Leases and Tenancy Agreements
Leases and Tenancy Agreements
Leases and Tenancy Agreements cover a wide range of property lets, both for houses and in commercial situations. They can vary from medium term leases of commercial premises (such as department stores, shopping malls, office blocks and factory premises), to shorter term leases of shops and offices, domestic leases for the renting of a private house, short term tenancy agreements, agricultural and crofting tenancies tenancies of allotment gardens and even licences to occupy.
The law relating to Landlord and Tenant in both business and domestic properties is extremely technical and the relevant regulations must be strictly observed if your interests are to be best protected.
We can advise and prepare Leases and Tenancy Agreements for you (whether you are a Landlord or Tenant), deal with rent reviews, lease renewals, claims for dilapidations, court proceedings for recovery of possession, arrears of rent, breaches of covenant (e.g. to repair and insure or to use only in a specified manner), etc.

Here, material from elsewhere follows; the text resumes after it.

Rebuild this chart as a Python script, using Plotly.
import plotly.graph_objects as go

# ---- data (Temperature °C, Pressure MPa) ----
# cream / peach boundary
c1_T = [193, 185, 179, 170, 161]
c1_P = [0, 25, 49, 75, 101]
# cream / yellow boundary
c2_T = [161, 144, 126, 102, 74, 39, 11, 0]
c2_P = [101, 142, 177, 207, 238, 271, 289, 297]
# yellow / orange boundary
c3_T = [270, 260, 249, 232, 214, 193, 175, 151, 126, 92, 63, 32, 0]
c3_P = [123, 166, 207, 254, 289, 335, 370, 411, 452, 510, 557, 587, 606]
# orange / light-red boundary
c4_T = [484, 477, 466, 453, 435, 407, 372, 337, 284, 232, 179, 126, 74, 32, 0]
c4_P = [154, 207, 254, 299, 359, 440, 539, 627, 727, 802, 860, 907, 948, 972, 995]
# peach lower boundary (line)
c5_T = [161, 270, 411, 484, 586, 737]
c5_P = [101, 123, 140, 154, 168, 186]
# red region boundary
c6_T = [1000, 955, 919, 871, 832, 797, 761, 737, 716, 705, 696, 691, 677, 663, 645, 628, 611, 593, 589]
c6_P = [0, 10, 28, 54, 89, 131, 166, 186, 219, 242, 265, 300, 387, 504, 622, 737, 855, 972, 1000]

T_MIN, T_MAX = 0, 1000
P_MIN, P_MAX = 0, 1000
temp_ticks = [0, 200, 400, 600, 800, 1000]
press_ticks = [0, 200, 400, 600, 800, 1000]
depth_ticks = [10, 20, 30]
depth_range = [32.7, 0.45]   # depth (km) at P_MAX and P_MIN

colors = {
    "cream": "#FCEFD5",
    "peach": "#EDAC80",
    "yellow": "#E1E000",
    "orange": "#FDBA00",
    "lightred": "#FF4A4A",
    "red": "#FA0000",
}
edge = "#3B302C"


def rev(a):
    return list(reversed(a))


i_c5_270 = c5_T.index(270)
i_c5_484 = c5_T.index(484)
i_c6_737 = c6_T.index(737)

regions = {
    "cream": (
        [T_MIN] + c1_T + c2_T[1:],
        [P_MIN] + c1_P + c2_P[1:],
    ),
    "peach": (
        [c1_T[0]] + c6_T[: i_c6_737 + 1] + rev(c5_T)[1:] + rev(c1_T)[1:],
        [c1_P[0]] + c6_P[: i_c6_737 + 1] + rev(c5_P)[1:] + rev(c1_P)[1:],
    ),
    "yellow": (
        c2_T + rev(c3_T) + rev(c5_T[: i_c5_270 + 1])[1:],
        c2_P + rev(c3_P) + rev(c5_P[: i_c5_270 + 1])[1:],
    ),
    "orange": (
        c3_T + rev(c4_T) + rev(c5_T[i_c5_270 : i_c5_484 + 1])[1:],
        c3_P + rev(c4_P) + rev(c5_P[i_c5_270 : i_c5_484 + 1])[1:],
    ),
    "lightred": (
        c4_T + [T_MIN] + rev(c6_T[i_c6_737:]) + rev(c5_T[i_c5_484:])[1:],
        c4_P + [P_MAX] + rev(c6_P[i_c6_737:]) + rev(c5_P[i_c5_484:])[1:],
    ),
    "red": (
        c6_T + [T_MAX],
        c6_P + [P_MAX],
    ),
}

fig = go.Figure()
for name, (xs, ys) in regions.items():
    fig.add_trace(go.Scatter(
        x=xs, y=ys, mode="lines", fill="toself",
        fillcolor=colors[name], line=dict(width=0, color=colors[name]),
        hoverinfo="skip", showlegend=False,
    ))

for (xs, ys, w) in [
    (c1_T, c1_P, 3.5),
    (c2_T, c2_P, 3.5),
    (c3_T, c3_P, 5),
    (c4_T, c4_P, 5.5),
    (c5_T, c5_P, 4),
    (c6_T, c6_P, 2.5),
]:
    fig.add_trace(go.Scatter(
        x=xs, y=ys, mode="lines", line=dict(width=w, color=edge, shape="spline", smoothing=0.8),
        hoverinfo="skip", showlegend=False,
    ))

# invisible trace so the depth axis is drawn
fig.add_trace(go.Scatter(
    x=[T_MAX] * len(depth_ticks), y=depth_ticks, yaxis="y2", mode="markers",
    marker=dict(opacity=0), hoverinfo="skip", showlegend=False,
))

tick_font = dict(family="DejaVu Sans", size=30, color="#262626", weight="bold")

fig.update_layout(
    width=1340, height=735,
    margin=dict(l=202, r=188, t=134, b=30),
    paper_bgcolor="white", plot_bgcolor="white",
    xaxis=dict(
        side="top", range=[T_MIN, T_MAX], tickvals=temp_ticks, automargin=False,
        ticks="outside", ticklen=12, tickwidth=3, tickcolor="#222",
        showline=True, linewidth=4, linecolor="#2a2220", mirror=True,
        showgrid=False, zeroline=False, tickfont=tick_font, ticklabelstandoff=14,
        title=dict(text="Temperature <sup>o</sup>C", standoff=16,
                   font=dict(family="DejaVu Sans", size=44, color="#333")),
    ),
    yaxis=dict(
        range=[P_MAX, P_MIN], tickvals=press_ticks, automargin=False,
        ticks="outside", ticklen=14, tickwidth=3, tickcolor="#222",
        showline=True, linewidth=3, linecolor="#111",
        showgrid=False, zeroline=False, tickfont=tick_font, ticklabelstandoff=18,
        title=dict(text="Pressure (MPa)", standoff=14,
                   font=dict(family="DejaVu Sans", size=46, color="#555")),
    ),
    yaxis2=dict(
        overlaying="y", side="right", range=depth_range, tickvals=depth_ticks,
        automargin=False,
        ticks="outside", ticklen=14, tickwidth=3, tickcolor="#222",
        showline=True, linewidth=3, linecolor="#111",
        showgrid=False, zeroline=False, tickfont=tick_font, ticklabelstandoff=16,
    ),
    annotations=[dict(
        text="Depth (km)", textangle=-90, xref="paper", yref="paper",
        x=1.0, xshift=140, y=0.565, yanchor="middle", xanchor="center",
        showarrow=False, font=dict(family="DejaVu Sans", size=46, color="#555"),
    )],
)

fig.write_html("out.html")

• The tenant under a lease breaches his obligations, and the landlord wishes to terminate the lease. Wise landlords will have inserted a specific clause into the lease saying that in the event of a number of things occurring, including “any breach by the tenants of any of their obligations under this lease” then the lease shall become null and void. Often, however, it is not as simple as this and many legal complexities can arise causing difficulties for both landlord and tenant alike.
• What happens if there is a lease to a partnership, and there is a change in the membership of the partnership? Is the lease brought to an end? Leases to partnerships must be approached with great care to make sure that the lease continues in these circumstances.

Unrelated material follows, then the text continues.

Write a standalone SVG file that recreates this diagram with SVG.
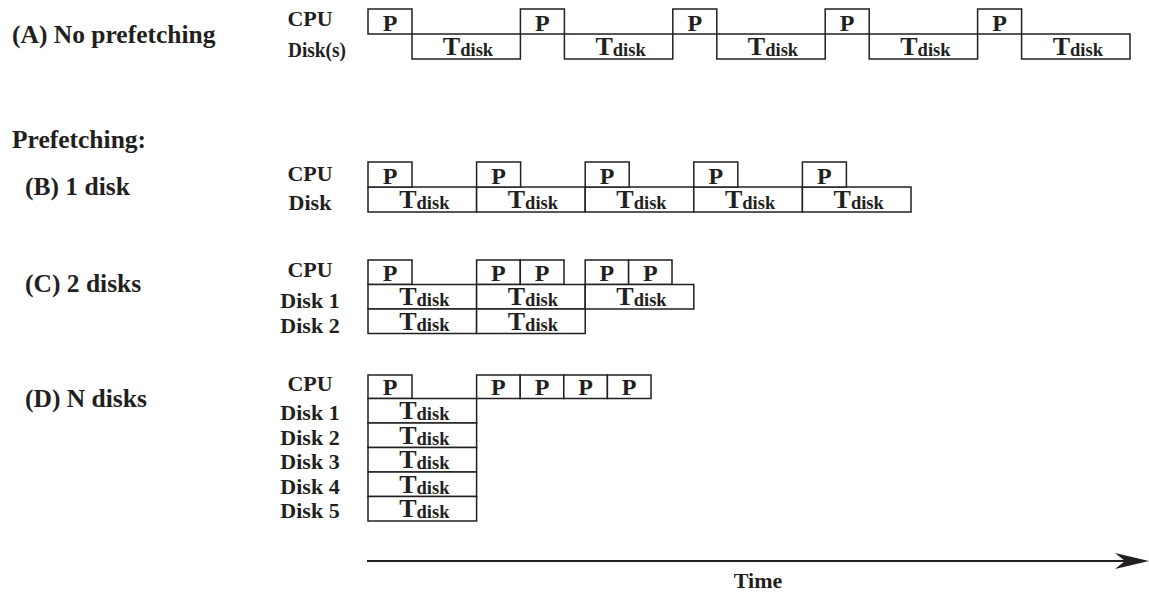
<svg xmlns="http://www.w3.org/2000/svg" width="1149" height="595" viewBox="0 0 1149 595">
<style>
text { font-family: "Liberation Serif", "Times New Roman", serif; font-weight: bold; fill: #231f20; }
.box { fill: #fff; stroke: #231f20; stroke-width: 1.5; }
.lbl { font-size: 25.5px; }
.row { font-size: 22px; text-anchor: middle; }
.p { font-size: 24px; text-anchor: middle; }
.t { font-size: 26px; text-anchor: middle; }
.sub { font-size: 18.5px; }
.axis { stroke: #231f20; stroke-width: 2; fill: none; }
</style>
<rect width="1149" height="595" fill="#fff"/>

<g id="labels">
<text class="lbl" x="12" y="43">(A) No prefetching</text>
<text class="lbl" x="12" y="148">Prefetching:</text>
<text class="lbl" x="25" y="195">(B) 1 disk</text>
<text class="lbl" x="25" y="292">(C) 2 disks</text>
<text class="lbl" x="25" y="407">(D) N disks</text>
</g>

<g id="rowA">
<text class="row" x="310" y="26">CPU</text>
<text class="row" x="288" y="57" style="text-anchor:start" textLength="58" lengthAdjust="spacingAndGlyphs">Disk(s)</text>
<g id="A-p1"><rect class="box" x="368" y="9" width="44" height="25"/><text class="p" x="390" y="30.5">P</text></g>
<g id="A-d1"><rect class="box" x="412" y="34" width="108.4" height="25"/><text class="t" x="468" y="55">T<tspan class="sub" dy="1">disk</tspan></text></g>
<g id="A-p2"><rect class="box" x="520.4" y="9" width="44" height="25"/><text class="p" x="542.4" y="30.5">P</text></g>
<g id="A-d2"><rect class="box" x="564.4" y="34" width="108.4" height="25"/><text class="t" x="620.6" y="55">T<tspan class="sub" dy="1">disk</tspan></text></g>
<g id="A-p3"><rect class="box" x="672.8" y="9" width="44" height="25"/><text class="p" x="694.8" y="30.5">P</text></g>
<g id="A-d3"><rect class="box" x="716.8" y="34" width="108.4" height="25"/><text class="t" x="773" y="55">T<tspan class="sub" dy="1">disk</tspan></text></g>
<g id="A-p4"><rect class="box" x="825.2" y="9" width="44" height="25"/><text class="p" x="847.2" y="30.5">P</text></g>
<g id="A-d4"><rect class="box" x="869.2" y="34" width="108.4" height="25"/><text class="t" x="925.4" y="55">T<tspan class="sub" dy="1">disk</tspan></text></g>
<g id="A-p5"><rect class="box" x="977.6" y="9" width="44" height="25"/><text class="p" x="999.6" y="30.5">P</text></g>
<g id="A-d5"><rect class="box" x="1021.6" y="34" width="108.4" height="25"/><text class="t" x="1077.8" y="55">T<tspan class="sub" dy="1">disk</tspan></text></g>
</g>

<g id="rowB">
<text class="row" x="310" y="181">CPU</text>
<text class="row" x="310" y="210">Disk</text>
<g id="B-d1"><rect class="box" x="368" y="187" width="108.6" height="25"/><text class="t" x="424.3" y="208">T<tspan class="sub" dy="1">disk</tspan></text></g>
<g id="B-d2"><rect class="box" x="476.6" y="187" width="108.6" height="25"/><text class="t" x="532.9" y="208">T<tspan class="sub" dy="1">disk</tspan></text></g>
<g id="B-d3"><rect class="box" x="585.2" y="187" width="108.6" height="25"/><text class="t" x="641.5" y="208">T<tspan class="sub" dy="1">disk</tspan></text></g>
<g id="B-d4"><rect class="box" x="693.8" y="187" width="108.6" height="25"/><text class="t" x="750.1" y="208">T<tspan class="sub" dy="1">disk</tspan></text></g>
<g id="B-d5"><rect class="box" x="802.4" y="187" width="108.6" height="25"/><text class="t" x="858.7" y="208">T<tspan class="sub" dy="1">disk</tspan></text></g>
<g id="B-p1"><rect class="box" x="368" y="162" width="44" height="25"/><text class="p" x="390" y="183.5">P</text></g>
<g id="B-p2"><rect class="box" x="476.6" y="162" width="44" height="25"/><text class="p" x="498.6" y="183.5">P</text></g>
<g id="B-p3"><rect class="box" x="585.2" y="162" width="44" height="25"/><text class="p" x="607.2" y="183.5">P</text></g>
<g id="B-p4"><rect class="box" x="693.8" y="162" width="44" height="25"/><text class="p" x="715.8" y="183.5">P</text></g>
<g id="B-p5"><rect class="box" x="802.4" y="162" width="44" height="25"/><text class="p" x="824.4" y="183.5">P</text></g>
</g>

<g id="rowC">
<text class="row" x="310" y="277">CPU</text>
<text class="row" x="310" y="308">Disk 1</text>
<text class="row" x="310" y="333">Disk 2</text>
<g id="C-p1"><rect class="box" x="368" y="260" width="44" height="24.5"/><text class="p" x="390" y="281">P</text></g>
<g id="C-p2"><rect class="box" x="476.6" y="260" width="43.7" height="24.5"/><text class="p" x="498.4" y="281">P</text></g>
<g id="C-p3"><rect class="box" x="520.3" y="260" width="43.7" height="24.5"/><text class="p" x="542.1" y="281">P</text></g>
<g id="C-p4"><rect class="box" x="585.2" y="260" width="43.4" height="24.5"/><text class="p" x="606.9" y="281">P</text></g>
<g id="C-p5"><rect class="box" x="628.6" y="260" width="43.4" height="24.5"/><text class="p" x="650.3" y="281">P</text></g>
<g id="C-d1a"><rect class="box" x="368" y="284.5" width="108.6" height="24.5"/><text class="t" x="424.3" y="305">T<tspan class="sub" dy="1">disk</tspan></text></g>
<g id="C-d1b"><rect class="box" x="476.6" y="284.5" width="108.6" height="24.5"/><text class="t" x="532.9" y="305">T<tspan class="sub" dy="1">disk</tspan></text></g>
<g id="C-d1c"><rect class="box" x="585.2" y="284.5" width="108.6" height="24.5"/><text class="t" x="641.5" y="305">T<tspan class="sub" dy="1">disk</tspan></text></g>
<g id="C-d2a"><rect class="box" x="368" y="309" width="108.6" height="24.5"/><text class="t" x="424.3" y="329.5">T<tspan class="sub" dy="1">disk</tspan></text></g>
<g id="C-d2b"><rect class="box" x="476.6" y="309" width="108.6" height="24.5"/><text class="t" x="532.9" y="329.5">T<tspan class="sub" dy="1">disk</tspan></text></g>
</g>

<g id="rowD">
<text class="row" x="310" y="391">CPU</text>
<text class="row" x="310" y="420">Disk 1</text>
<text class="row" x="310" y="444.5">Disk 2</text>
<text class="row" x="310" y="469">Disk 3</text>
<text class="row" x="310" y="493.5">Disk 4</text>
<text class="row" x="310" y="518">Disk 5</text>
<g id="D-p1"><rect class="box" x="368" y="375" width="44" height="23.5"/><text class="p" x="390" y="395">P</text></g>
<g id="D-p2"><rect class="box" x="476.6" y="375" width="43.6" height="23.5"/><text class="p" x="498.4" y="395">P</text></g>
<g id="D-p3"><rect class="box" x="520.2" y="375" width="43.6" height="23.5"/><text class="p" x="542" y="395">P</text></g>
<g id="D-p4"><rect class="box" x="563.8" y="375" width="43.6" height="23.5"/><text class="p" x="585.6" y="395">P</text></g>
<g id="D-p5"><rect class="box" x="607.4" y="375" width="43.6" height="23.5"/><text class="p" x="629.2" y="395">P</text></g>
<g id="D-d1"><rect class="box" x="368" y="398.5" width="108.6" height="24.5"/><text class="t" x="424.3" y="419">T<tspan class="sub" dy="1">disk</tspan></text></g>
<g id="D-d2"><rect class="box" x="368" y="423" width="108.6" height="24.5"/><text class="t" x="424.3" y="443.5">T<tspan class="sub" dy="1">disk</tspan></text></g>
<g id="D-d3"><rect class="box" x="368" y="447.5" width="108.6" height="24.5"/><text class="t" x="424.3" y="468">T<tspan class="sub" dy="1">disk</tspan></text></g>
<g id="D-d4"><rect class="box" x="368" y="472" width="108.6" height="24.5"/><text class="t" x="424.3" y="492.5">T<tspan class="sub" dy="1">disk</tspan></text></g>
<g id="D-d5"><rect class="box" x="368" y="496.5" width="108.6" height="24.5"/><text class="t" x="424.3" y="517">T<tspan class="sub" dy="1">disk</tspan></text></g>
</g>

<g id="connectors">
<line class="axis" x1="367" y1="561" x2="1128" y2="561"/>
<path d="M1149,561 L1115,553 L1125,561 L1115,569 Z" fill="#231f20"/>
</g>
<g id="time-label">
<text class="row" x="758" y="588">Time</text>
</g>
</svg>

• A landlord may believe he only has to concern himself with the tenant and no-one else. Certain legislation exists in relation to spouses, co-habitees and sub-tenants which are not always appreciated. A number of problems await the unwary landlord.
• Spouses and co-habitees. If the tenancy is in the sole name of one person, the spouse of that particular person will almost certainly have rights to occupy the house as well – even though their name does not appear anywhere on the lease document itself. That spouse may have the right to live in the house and that right may continue as long as the tenancy continues. This can apply to any house, caravan, houseboat or other structure which has become a family residence. Accordingly, if there is a spouse, the landlord should not assume that if the tenant comes in to give up the tenancy and signs the necessary forms, that that is an end to matters. The spouse may still have the right to occupy the property.
A person’s co-habitee may have certain limited rights to occupy a house which is rented by his or her partner.
• What about Notices to Quit? The common features of all forms of residential tenancies are that, if tenants fail to remove themselves from a property after they have been served with the appropriate
Notices, they cannot be evicted from the property without an order from the Court. Service of the proper Notices on the tenant by the landlord in a form which is laid down by law is crucial. People with a mental illness (and other individuals who may need Social Work services) have a legal right to a Community Care Assessment. This is a compulsory statutory duty of the Social Work Department.
If the Local Authority is the landlord, they have a statutory duty to assess a person’s needs. If a proper Care Assessment has not been carried out, the tenant may have a valid defence to an action of eviction by the Local Authority.
• Does the Council not have a duty to house people? Not everyone. In some circumstances, a Local Authority has a duty to provide accommodation for a child and a question may arise as to whether an action of eviction by a Local Authority is in breach of their duty to promote the child’s basic welfare. If a person has intentionally made himself homeless the Local Authority may not have any duty to re-house.
These are just a tiny fraction of the number of situations which might arise. You can, therefore, see that the law in relation to both commercial and residential lease agreements is extremely complex. There may be many legal defences open to tenants who are, or are alleged to be, in breach of a Tenancy Agreement, for example, in rent arrears. A confrontational approach may not always be the best option and resolution of the dispute by way of negotiation is often successful and less expensive. We are able to offer advice and assistance in each of these difficult areas of the law.